— Begin Data section —

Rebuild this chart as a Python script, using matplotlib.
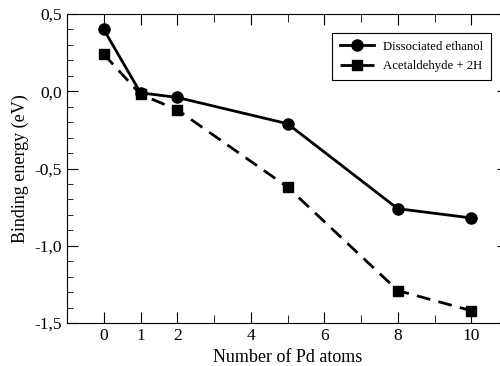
import matplotlib
matplotlib.use("Agg")
import matplotlib.pyplot as plt
from matplotlib.ticker import MultipleLocator, FixedLocator

plt.rcParams['font.family'] = 'Liberation Serif'

n_pd = [0, 1, 2, 5, 8, 10]
dissociated = [0.40, -0.01, -0.04, -0.21, -0.76, -0.82]
acetaldehyde = [0.24, -0.02, -0.12, -0.62, -1.29, -1.42]
xtick_labels = [0, 1, 2, 4, 6, 8, 10]

fig = plt.figure(figsize=(5, 3.66), dpi=100)
ax = fig.add_axes([67/500, 43/366, 441/500, 309/366])

ax.plot(n_pd, dissociated, color='k', linewidth=2, marker='o', markersize=8,
        label='Dissociated ethanol')
ax.plot(n_pd, acetaldehyde, color='k', linewidth=2, linestyle=(0, (5, 3)),
        marker='s', markersize=7, label='Acetaldehyde + 2H')

ax.set_xlim(-1, 11)
ax.set_ylim(-1.5, 0.5)
ax.xaxis.set_major_locator(FixedLocator(xtick_labels))
ax.xaxis.set_minor_locator(FixedLocator([3, 5, 7, 9]))
yt = [-1.5, -1.0, -0.5, 0.0, 0.5]
ax.set_yticks(yt)
ax.set_yticklabels([('%.1f' % v).replace('.', ',') for v in yt])
ax.yaxis.set_minor_locator(MultipleLocator(0.1))
ax.tick_params(which='both', direction='in', top=True, right=True, labelsize=12.5)
ax.tick_params(which='major', length=8)
ax.tick_params(which='minor', length=4)
ax.tick_params(axis='x', which='minor', length=6)

ax.set_xlabel('Number of Pd atoms', fontsize=13)
ax.set_ylabel('Binding energy (eV)', fontsize=13)

leg = ax.legend(loc='upper right', bbox_to_anchor=(0.961, 0.939), borderaxespad=0,
                fontsize=9.2, fancybox=False, edgecolor='k', framealpha=1,
                handlelength=2.7, handletextpad=0.7, labelspacing=0.6,
                borderpad=0.6)
leg.get_frame().set_linewidth(0.8)

fig.savefig('out.png', dpi=100)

— End Data section —

■ **Aim of the exercise**
Copy the material exactly. Do not include the pictures.

■ **Exercise output**
Rebuild this chart as a Python script, using matplotlib.
import matplotlib
matplotlib.use("Agg")
import matplotlib.pyplot as plt
from matplotlib.ticker import MultipleLocator, FixedLocator

plt.rcParams['font.family'] = 'Liberation Serif'

n_pd = [0, 1, 2, 5, 8, 10]
dissociated = [0.40, -0.01, -0.04, -0.21, -0.76, -0.82]
acetaldehyde = [0.24, -0.02, -0.12, -0.62, -1.29, -1.42]
xtick_labels = [0, 1, 2, 4, 6, 8, 10]

fig = plt.figure(figsize=(5, 3.66), dpi=100)
ax = fig.add_axes([67/500, 43/366, 441/500, 309/366])

ax.plot(n_pd, dissociated, color='k', linewidth=2, marker='o', markersize=8,
        label='Dissociated ethanol')
ax.plot(n_pd, acetaldehyde, color='k', linewidth=2, linestyle=(0, (5, 3)),
        marker='s', markersize=7, label='Acetaldehyde + 2H')

ax.set_xlim(-1, 11)
ax.set_ylim(-1.5, 0.5)
ax.xaxis.set_major_locator(FixedLocator(xtick_labels))
ax.xaxis.set_minor_locator(FixedLocator([3, 5, 7, 9]))
yt = [-1.5, -1.0, -0.5, 0.0, 0.5]
ax.set_yticks(yt)
ax.set_yticklabels([('%.1f' % v).replace('.', ',') for v in yt])
ax.yaxis.set_minor_locator(MultipleLocator(0.1))
ax.tick_params(which='both', direction='in', top=True, right=True, labelsize=12.5)
ax.tick_params(which='major', length=8)
ax.tick_params(which='minor', length=4)
ax.tick_params(axis='x', which='minor', length=6)

ax.set_xlabel('Number of Pd atoms', fontsize=13)
ax.set_ylabel('Binding energy (eV)', fontsize=13)

leg = ax.legend(loc='upper right', bbox_to_anchor=(0.961, 0.939), borderaxespad=0,
                fontsize=9.2, fancybox=False, edgecolor='k', framealpha=1,
                handlelength=2.7, handletextpad=0.7, labelspacing=0.6,
                borderpad=0.6)
leg.get_frame().set_linewidth(0.8)

fig.savefig('out.png', dpi=100)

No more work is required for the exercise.